[Start DATA LINES]
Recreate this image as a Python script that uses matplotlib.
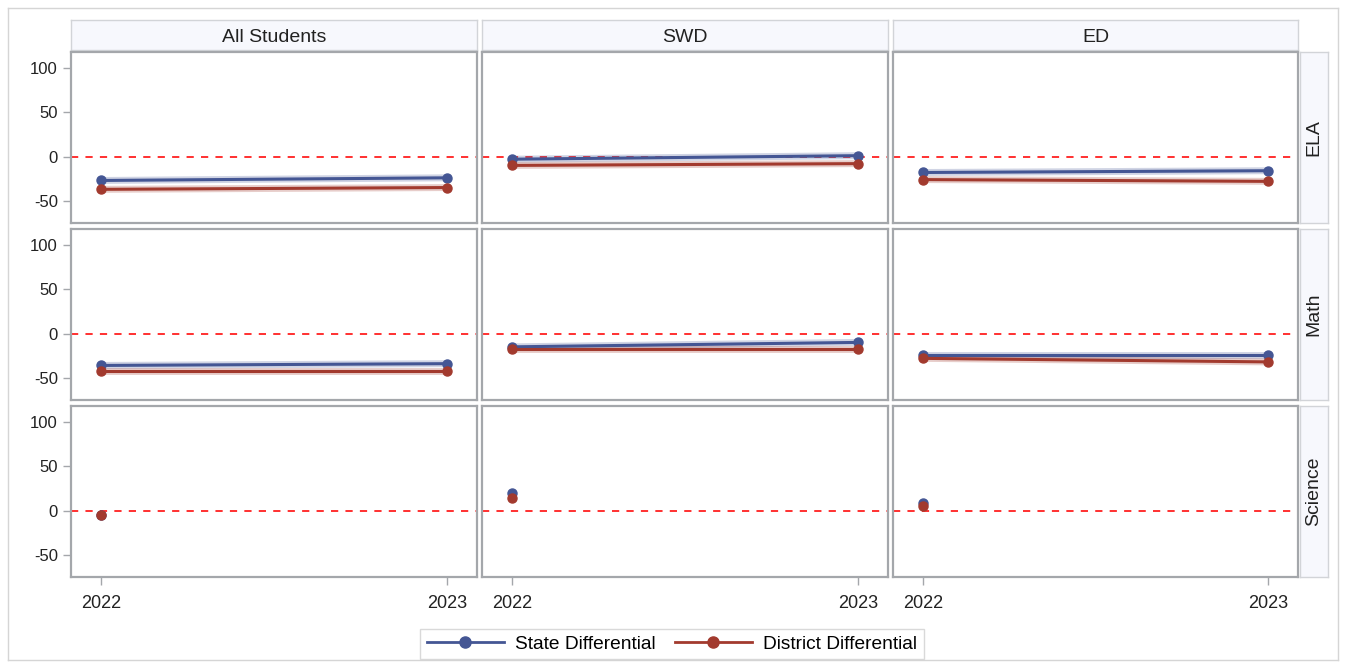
import numpy as np
import matplotlib
matplotlib.use("Agg")
import matplotlib.pyplot as plt
from matplotlib.lines import Line2D

years = ["2022", "2023"]
groups = ["All Students", "SWD", "ED"]
subjects = ["ELA", "Math", "Science"]

# rows = subjects, values per group: [2022, 2023]
state_ela = [[-27, -24], [-3, 1], [-18, -16]]
district_ela = [[-37, -35], [-10, -8], [-26, -28]]
state_math = [[-36, -34], [-15, -10], [-24, -24]]
district_math = [[-42, -42], [-18, -18], [-28, -32]]
state_sci = [[-5, np.nan], [20, np.nan], [8, np.nan]]
district_sci = [[-5, np.nan], [14, np.nan], [5, np.nan]]

state = [state_ela, state_math, state_sci]
district = [district_ela, district_math, district_sci]

STATE_C = "#445694"
DIST_C = "#A23A2E"
EDGE = "#A4A7AB"
STRIP_BG = "#F7F8FD"

W, H = 1346, 668
plt.rcParams["font.family"] = "Liberation Sans"
plt.rcParams["axes.unicode_minus"] = False
fig = plt.figure(figsize=(W / 100, H / 100), dpi=100)


def fax(x0, y0, x1, y1):
    return fig.add_axes([x0 / W, 1 - y1 / H, (x1 - x0) / W, (y1 - y0) / H])


# outer frame
frame = fax(8, 8, 1338, 660)
frame.set_xticks([]); frame.set_yticks([])
frame.patch.set_alpha(0)
for s in frame.spines.values():
    s.set_color("#D5D5D5"); s.set_linewidth(1)

col_x = [(71, 477), (482, 888), (893, 1298)]
row_y = [(52, 223), (229, 400), (406, 577)]

for c, (x0, x1) in enumerate(col_x):
    st = fax(x0, 20, x1, 50)
    st.set_facecolor(STRIP_BG)
    st.set_xticks([]); st.set_yticks([])
    for s in st.spines.values():
        s.set_color("#D2D4D8"); s.set_linewidth(1)
    st.text(0.5, 0.42, groups[c], ha="center", va="center", fontsize=14, color="#222222")

for r, (y0, y1) in enumerate(row_y):
    st = fax(1300, y0, 1328, y1)
    st.set_facecolor(STRIP_BG)
    st.set_xticks([]); st.set_yticks([])
    for s in st.spines.values():
        s.set_color("#D2D4D8"); s.set_linewidth(1)
    st.text(0.5, 0.5, subjects[r], ha="center", va="center", rotation=90, fontsize=14, color="#222222")

x = np.arange(len(years))
for r, (y0, y1) in enumerate(row_y):
    for c, (x0, x1) in enumerate(col_x):
        ax = fax(x0, y0, x1, y1)
        ax.axhline(0, color="#FF2020", lw=1.3, ls=(0, (4, 4)), zorder=1)
        for vals, col in ((state[r][c], STATE_C), (district[r][c], DIST_C)):
            ax.plot(x, vals, color=col, lw=5, alpha=0.25, solid_capstyle="round", zorder=2)
            ax.plot(x, vals, color=col, lw=2.2, marker="o", ms=6.5, zorder=3)
        ax.set_xlim(-0.086, 1.086)
        ax.set_ylim(-75, 118)
        ax.set_yticks([-50, 0, 50, 100])
        ax.set_xticks(x)
        ax.set_xticklabels(years)
        for s in ax.spines.values():
            s.set_color(EDGE); s.set_linewidth(1.6)
        ax.tick_params(colors=EDGE, labelcolor="#222222", length=6, width=1)
        ax.tick_params(axis="y", labelsize=12)
        ax.tick_params(axis="x", labelsize=13)
        if c != 0:
            ax.tick_params(axis="y", left=False, labelleft=False)
        if r != 2:
            ax.tick_params(axis="x", bottom=False, labelbottom=False)
        else:
            ax.tick_params(axis="x", pad=7)

handles = [
    Line2D([], [], color=STATE_C, lw=2, marker="o", ms=8),
    Line2D([], [], color=DIST_C, lw=2, marker="o", ms=8),
]
leg = fig.legend(handles, ["State Differential", "District Differential"], loc="center",
                 bbox_to_anchor=(672 / W, 1 - 644 / H), ncol=2, frameon=True, fancybox=False,
                 fontsize=13.8, handlelength=4.0, columnspacing=1.0, borderpad=0.35,
                 handletextpad=0.6, borderaxespad=0)
leg.get_frame().set_edgecolor("#D0D0D0")
leg.get_frame().set_linewidth(1)

fig.savefig("out.png", dpi=100)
[End DATA LINES]
▶ [TASK PROMPT]:
Where a line of the material above holds the string "matplotlib", copy that line.

▶ [EXERCISE RESPONSE]:
Recreate this image as a Python script that uses matplotlib.
import matplotlib
matplotlib.use("Agg")
import matplotlib.pyplot as plt
from matplotlib.lines import Line2D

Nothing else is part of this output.